ÁTRIO

MONA HATOUM



Amontoados de concretos rústicos, caibros, vergalhões desnudos compõem a paisagem de algo em construção ou já desconstruído pairando a decomposição ou composição artesanal por mãos cansadas, mas persistentes que forjam na dureza do aço e no molde da massa de cimento casebres que se entrelaçam por vielas estreitas como buracos de minhocas revolvendo a lama passando por fossa aberta, abrindo picadas bem estruturadas, corredores, labirintos rebentando num meio fio malfeito duma esquina qualquer asfaltada pelas benesses de um político local, pelo cachê eleitoral, pavimentando aquela pobreza; concretando a independência; dando rumo ao destino das famílias que glorificam Deus no céu e o bendito aqui na Terra. Pisou no barro uma única vez e amaldiçoou de fato aquele dia fatídico que tirou o brilho do seu reluzente sapato de verniz preto, mas como se mantêm com muitos votos de pobres coitados prometeu a Terra Prometida com flores e frutos. Só alegria e fartura. No dia em que foi empossado jubilou seus comparsas festejou sua posse até amanhecer e se esquecer do dia em que pisou no barro.

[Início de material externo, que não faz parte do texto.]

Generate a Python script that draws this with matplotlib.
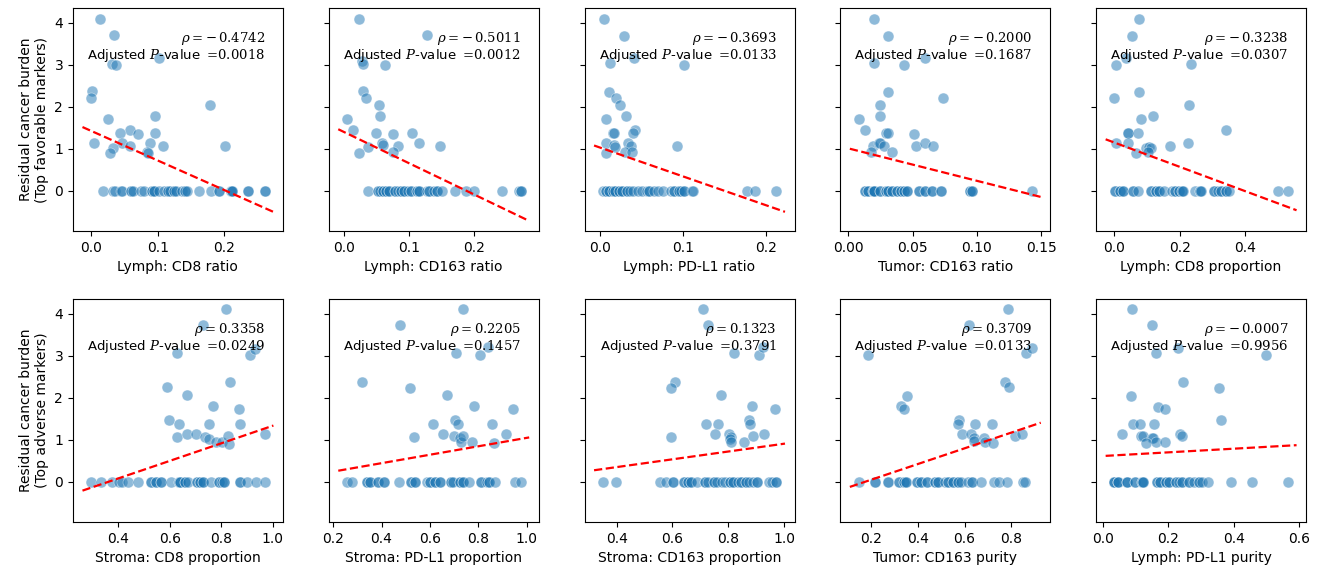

Enquanto a mulher grávida com chinelo de dedo desgastado caminha desviando de buracos, nóias entrincheirados, mato florescendo por acaso no meio da rua, ao seu lado dois pirralhos e um no colo seguem em procissão até o próximo posto de saúde para averiguar se prenha como está, tudo bem está com o rebento que traz no útero ainda em tempo de maldizer o pai. De um único filho é sua barriga – diz o médico. Não se esforce tanto, mantenha-se hidratada e alimentada. Ela volta esperançosa de mais um auxílio do governo que desta vez sobrará pra fumaça que adentra a carcaça em loucura que satisfaz. Dentro dela um outro, que ainda nem sabe ser outro. Aprende a lição. Que há um mundo dentro e dentro disto o outro, que não é o mesmo, somente outro incondicionalmente nada ver com ele. Ainda não rasgou o umbigo para saber que cindirá dele mesmo. Separarei inevitavelmente. Da inevitabilidade do ser fragmentado, observamos.  Na hora certa, o ser expele do racho um sanguinolento de braços e pernas em movimento que chora esbravejando o seu lugar naquele momento. Reclama sua posição, exige a relutância da vida como nada mais importa, a não ser, esse choro minguado para aqueles babacas no vidro prensar bochechas e beijos como na vitrine do zoológico. Fora do peso, mirrado, fica incubado para ser ovacionado como atleta do futuro, que venceu a morte – desde espermatozóide – nasceu imprestável e hoje continua imprestável. Pobre, pardo, segurador do saco, vendendo felicidades ilegais, acreditando que lhe ensinaram vencer sendo vencido. Apenas a crença quando na realidade em pé, tomando tapa na cara dos gambé, sendo humilhado e destituído de qualquer emoção, sempre gritando em seu ouvido que não tem valor e repetidamente dizendo que é trabalhadô. Mas livre é, e nem vai aceitar...então...A história se repete. O guarda esbofeteando a cara do moleque.